Taşdemir, gündeme dair açıklamalarının şöyle sürdürdü: “Dersim’de 12 gündür bir genç kadın kayıp, Gülistan Doku. Biz HDP Kadın Meclisi olarak, kadın örgütleri ile birlikte ‘Gülistan nerede’ sorusunu sormak için, ‘bir kadın daha eksilmeyeceğiz’ demek için Dersim’e gittik. Dersim’de bir basın toplantısı gerçekleştirdik, gelişmeleri aktardık, ailesi ile görüştük, Gülistan’ın arkadaşlarıyla bir araya geldik. Gözlemlediğimiz bir gizemlilik hali var. Bu kaybın üstü örtülmeye, zamana yayılmaya ve bu kayıp normalleştirilmeye çalışıyor. Araştırmalar ve soruşturmalar açısından açığa çıkan hiç bir bilgi ne ailesi ne kamuoyu ne de arkadaşlarıyla paylaşılıyor. Bir gizemlilik atfedildiğini söylemek mümkün. Bu konuda işin ısrarla takipçiliği yapan arkadaşları ve öğrenci derneği ciddi bir baskı altında tehdit ediliyorlar, gözdağı veriliyor bir şekilde bu davanın üstü örtülmeye çalışıyor. Biz bu davanın takipçisi olacağız gerekirse her gün buna dair tutumumuzu açıklayacağız.
Çocuk istismarları
Bu ülkede kadına yönelik şiddet, çocuk istismarı olağan hale geldi. Dersimde biliyorsunuz Harun isimdeki şahıs 15’e yakın çocuğu taciz etti. Bu şahsın içerisinde olduğu politik zemin ve ilişkileri bize bir fikir veriyor. Kendisi daha önce zihinsel engelli bir kız çocuğunu taciz ediyor. Yargılama süreci başlıyor ama sonra kendisi bütün bu taciz istismar davalarında olduğu gibi bir takipsizlik kararı veriliyor. Benzer örnek yine Cizre’de okullarda artan taciz olaylarıdır. Buna benzer onlarca örnek var daha önce Mardin ve Bingöl’de olduğu gibi bu soruşturmaların üstü örtülüyor ve takipsizlik kararları peş peşe veriliyor. Kadın ve çocuklara yönelik suçlarda bir cezasızlık politikası izleniyor. Türkiye çocuk istismarına göz yuman bir ülke olarak istisnai bir ülke konumundadır.
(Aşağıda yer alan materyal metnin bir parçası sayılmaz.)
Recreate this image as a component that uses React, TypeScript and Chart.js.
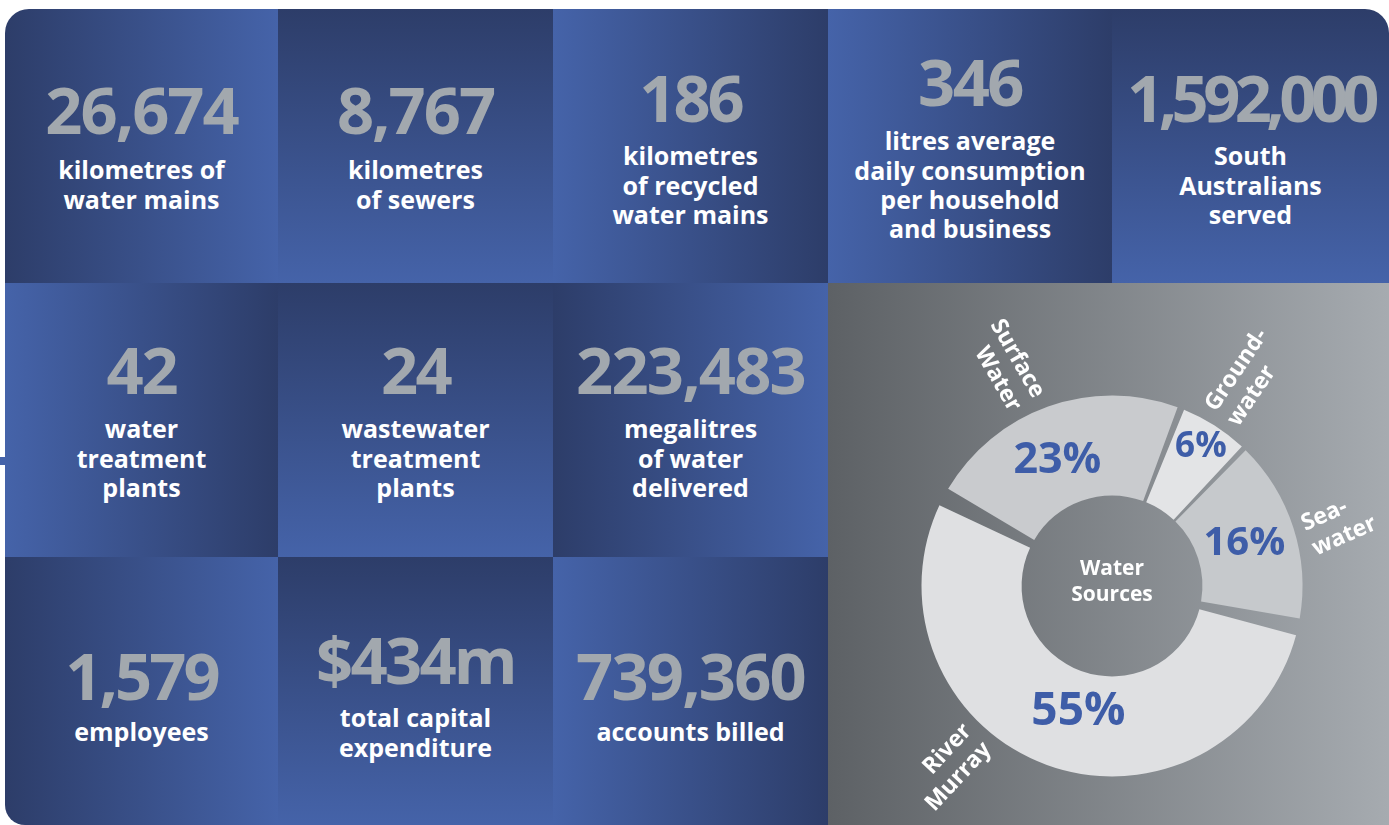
import React, { useEffect, useRef } from "react";
import { Chart, registerables } from "chart.js";

Chart.register(...registerables);

// ---------- data ----------
const statValues = ["26,674", "8,767", "186", "346", "1,592,000", "42", "24", "223,483", "1,579", "$434m", "739,360"];
const statLabels = [
  ["kilometres of", "water mains"],
  ["kilometres", "of sewers"],
  ["kilometres", "of recycled", "water mains"],
  ["litres average", "daily consumption", "per household", "and business"],
  ["South", "Australians", "served"],
  ["water", "treatment", "plants"],
  ["wastewater", "treatment", "plants"],
  ["megalitres", "of water", "delivered"],
  ["employees"],
  ["total capital", "expenditure"],
  ["accounts billed"],
];
const sourceNames = [["Surface", "Water"], ["Ground-", "water"], ["Sea-", "water"], ["River", "Murray"]];
const sourceShares = [23, 6, 16, 55];
const centerTitle = ["Water", "Sources"];

// ---------- layout / style ----------
const COLS = [5, 278, 553, 828, 1112, 1389];
const ROWS = [9, 283, 557, 825];
const DARK = "#2d3d69";
const LIGHT = "#4563a9";
const tileCells = [[0, 0], [1, 0], [2, 0], [3, 0], [4, 0], [0, 1], [1, 1], [2, 1], [0, 2], [1, 2], [2, 2]];
const tileGrad = ["dlr", "dlb", "ldr", "ldr", "dlb", "ldr", "dlb", "dlr", "dlr", "dlb", "ldr"];
const numCenterY = [112, 112, 100, 84, 100, 372, 372, 372, 678, 662, 678];
const labelCenterY = [170, 170, 156, 141, 156, 429, 429, 429, 732, 718, 732];
const numTracking = [-2, -2, -3, -2.5, -5.6, -2.2, -2.7, -1.8, -2.9, -2.7, -1.8];
const NUM_SIZE = 65;
const LABEL_SIZE = 25;
const LABEL_LH = 29.3;

const segColors = ["#c9cbce", "#e3e4e6", "#c6c9cc", "#dfe0e2"];
const pctLayout = [
  { depth: 0.465, shift: -4, size: 43 },
  { depth: 0.75, shift: 0, size: 35 },
  { depth: 0.49, shift: 0, size: 40 },
  { depth: 0.4, shift: -5, size: 46 },
];
const nameLayout = [
  { shift: -5.3, tilt: -5 },
  { shift: 0.3, tilt: 1 },
  { shift: 3.9, tilt: -10 },
  { shift: 21.8, tilt: 1 },
];

const FONT = '"Open Sans", "Noto Sans", sans-serif';

function gradientFor(kind: string) {
  if (kind === "dlr") return `linear-gradient(to right, ${DARK}, ${LIGHT})`;
  if (kind === "ldr") return `linear-gradient(to right, ${LIGHT}, ${DARK})`;
  return `linear-gradient(to bottom, ${DARK}, ${LIGHT})`;
}

const labelPlugin = {
  id: "sourceLabels",
  afterDatasetsDraw(chart: any) {
    const ctx = chart.ctx as CanvasRenderingContext2D;
    const arcs = chart.getDatasetMeta(0).data;
    const spacingHalf = 5;
    let cx = 0, cy = 0;
    arcs.forEach((arc: any, i: number) => {
      const p = arc.getProps(["x", "y", "startAngle", "endAngle", "innerRadius", "outerRadius"], true);
      cx = p.x; cy = p.y;
      const inner = p.innerRadius + spacingHalf;
      const outer = p.outerRadius + spacingHalf;
      const mid = (p.startAngle + p.endAngle) / 2;
      // percentage
      const pl = pctLayout[i];
      const pa = mid + (pl.shift * Math.PI) / 180;
      const pr = inner + pl.depth * (outer - inner);
      ctx.save();
      ctx.fillStyle = "#3e5da8";
      ctx.font = `bold ${pl.size}px ${FONT}`;
      ctx.textAlign = "center";
      ctx.textBaseline = "middle";
      ctx.fillText(sourceShares[i] + "%", p.x + Math.cos(pa) * pr, p.y + Math.sin(pa) * pr);
      ctx.restore();
      // name
      const nl = nameLayout[i];
      const a = mid + (nl.shift * Math.PI) / 180;
      const nr = outer + 12;
      const ax = p.x + Math.cos(a) * nr;
      const ay = p.y + Math.sin(a) * nr;
      const outward = Math.cos(a) >= 0;
      ctx.save();
      ctx.translate(ax, ay);
      ctx.rotate((outward ? a : a + Math.PI) + (nl.tilt * Math.PI) / 180);
      ctx.fillStyle = "#ffffff";
      ctx.font = `bold 23px ${FONT}`;
      ctx.textAlign = outward ? "left" : "right";
      ctx.textBaseline = "middle";
      const lines = sourceNames[i];
      const lh = 27;
      lines.forEach((ln, k) => {
        ctx.fillText(ln, 0, (k - (lines.length - 1) / 2) * lh);
      });
      ctx.restore();
    });
    ctx.save();
    ctx.fillStyle = "#ffffff";
    ctx.font = `bold 21px ${FONT}`;
    ctx.textAlign = "center";
    ctx.textBaseline = "middle";
    ctx.fillText(centerTitle[0], cx, cy - 17);
    ctx.fillText(centerTitle[1], cx, cy + 9);
    ctx.restore();
  },
};

export default function App() {
  const canvasRef = useRef<HTMLCanvasElement>(null);

  useEffect(() => {
    const chart = new Chart(canvasRef.current as HTMLCanvasElement, {
      type: "doughnut",
      data: {
        labels: sourceNames.map((n) => n.join(" ")),
        datasets: [
          {
            data: sourceShares,
            backgroundColor: segColors,
            borderWidth: 0,
            spacing: 11,
          } as any,
        ],
      },
      options: {
        animation: false,
        responsive: false,
        rotation: -61,
        cutout: "45.9%",
        radius: 185,
        events: [],
        layout: { padding: { left: 57, right: 50, top: 64, bottom: 0 } },
        plugins: { legend: { display: false }, tooltip: { enabled: false } },
      } as any,
      plugins: [labelPlugin],
    });
    return () => chart.destroy();
  }, []);

  return (
    <div
      style={{
        position: "fixed",
        left: 0,
        top: 0,
        width: 1389,
        height: 825,
        background: "#ffffff",
        overflow: "hidden",
        fontFamily: FONT,
      }}
    >
      {tileCells.map(([c, r], i) => {
        const left = COLS[c];
        const top = ROWS[r];
        const w = COLS[c + 1] - left;
        const h = ROWS[r + 1] - top;
        const radius =
          i === 0 ? "24px 0 0 0" : i === 4 ? "0 24px 0 0" : i === 8 ? "0 0 0 20px" : "0";
        return (
          <div
            key={i}
            style={{
              position: "absolute",
              left,
              top,
              width: w,
              height: h,
              background: gradientFor(tileGrad[i]),
              borderRadius: radius,
            }}
          >
            <div
              style={{
                position: "absolute",
                left: -20,
                width: w + 40,
                top: numCenterY[i] - top - NUM_SIZE * 0.531,
                height: NUM_SIZE,
                lineHeight: `${NUM_SIZE}px`,
                fontSize: NUM_SIZE,
                fontWeight: 700,
                color: "#a2a8ae",
                textAlign: "center",
                letterSpacing: numTracking[i],
                whiteSpace: "nowrap",
              }}
            >
              {statValues[i]}
            </div>
            {statLabels[i].map((ln, k) => (
              <div
                key={k}
                style={{
                  position: "absolute",
                  left: -20,
                  width: w + 40,
                  top: labelCenterY[i] - top + k * LABEL_LH - LABEL_LH / 2,
                  height: LABEL_LH,
                  lineHeight: `${LABEL_LH}px`,
                  fontSize: LABEL_SIZE,
                  fontWeight: 700,
                  color: "#ffffff",
                  textAlign: "center",
                  whiteSpace: "nowrap",
                }}
              >
                {ln}
              </div>
            ))}
          </div>
        );
      })}
      <div
        style={{
          position: "absolute",
          left: COLS[3],
          top: ROWS[1],
          width: COLS[5] - COLS[3],
          height: ROWS[3] - ROWS[1],
          background: "linear-gradient(to right, #5d6165, #a6abb0)",
        }}
      >
        <canvas ref={canvasRef} width={561} height={542} style={{ display: "block" }} />
      </div>
      <div style={{ position: "absolute", left: 0, top: 457, width: 5, height: 8, background: LIGHT }} />
    </div>
  );
}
‘Yaşanan taciz ve tecavüzler iktidarın politikaları ile alakalı’
Kadınlar ve çocuklar için yaşanacak bir alan bırakılmıyor, çocuklara ve kadınlara yönelik bu politika bir tehdit ve yıldırma siyaseti olarak izleniyor. Özellikle kurumlarda bunca yoğun yaşanan taciz ve tecavüzler iktidarın politikaları ile alakalıdır. Özellikle KHK adı altında ihraç edilen demokratik aydın bu alanlarda çalışan kurumların kapatılması hocaların ihraç edilmesi böyle bir zemini açığa çıkarmıştır. Dolayısıyla artık üniversiteler artık bilimle orada ürettikleri bilim insanları değil tacizle gündeme geliyor. Bu bir politik istikrarı da gösteriyor. En son cinsel istismar yasası mecliste gündeme geldi. 2 defa yasalaştırmaya çalıştılar, kadın örgütlerinin tepkisi üzerine geri çekildi. Bir geriye çekme durumu yaşandı son dönemlerde yaşanan tartışmalarda bir kez daha bu cinsel istismar meselesi gündem getirilmek ve yasallaştırılmak isteniyor. Tecavüzcü ile evlendirmek insana karşı topluma karşı suçtur. AKP iktidarı bu suçtan imtina etmiyor ve bu suçu yasallaştırmak ve çocuk tecavüzünü suç olmaktan çıkarmak istiyor.
‘AKP manipülatif bir partidir’
Yine bu iktidarın temel gündemi kadın cinayetleri, çocuk istismarı ya da Gülistan değil. Kadınlara dayattıkları, sordukları; ‘neden evlenmiyorsunuz?’, ‘Gençler evde kalıyor’ gibi çağdışı, kendi ideolojik politikalarını, tek adam egolarını topluma dayatan bir toplumsal mühendislikle karşı karşıyayız. Elbette kadınların nasıl yaşayacağı, gençlerin evlenip evlenmeyeceği tek adamın insafına bırakılamaz. Buna kadınlar, gençler kendisi karar verir ama AKP manipülatif bir partidir.
‘Mücadelemizi yükselteceğiz’
Sömürü ve adaletsizlik düzeni üzerinden kalkınmaya çalışan AKP iktidarına kadınların da, gençlerin de bir cevabı olacaktır. Elbette ki bizler de bütün bu kadına, gence çocuğa dayatılan asimilasyoncu, yok edici siyasete karşı her yerde mücadelemizi yükseltme kararlığındayız. Bu koşullarda 18-19 Ocak’ta kadın konferansımızı gerçekleştiriyoruz. 400’e yakın kadının katılımı ile 2 gün sürecek. Hep birlikte konferansımızda gerçekleştireceğiz. İnanıyorum ki tüm bu baskılara karşı kadınların konferansta açığa çıkaracağı umut, örgütlülük ve politik zemin kadın özgürlük mücadelesine ve halklarımızın bir arada yaşama umudunu da güçlendirecektir. Bütün kadın mücadeleleriyle ortak alanlar yaratarak mücadelemizi yükselteceğiz.”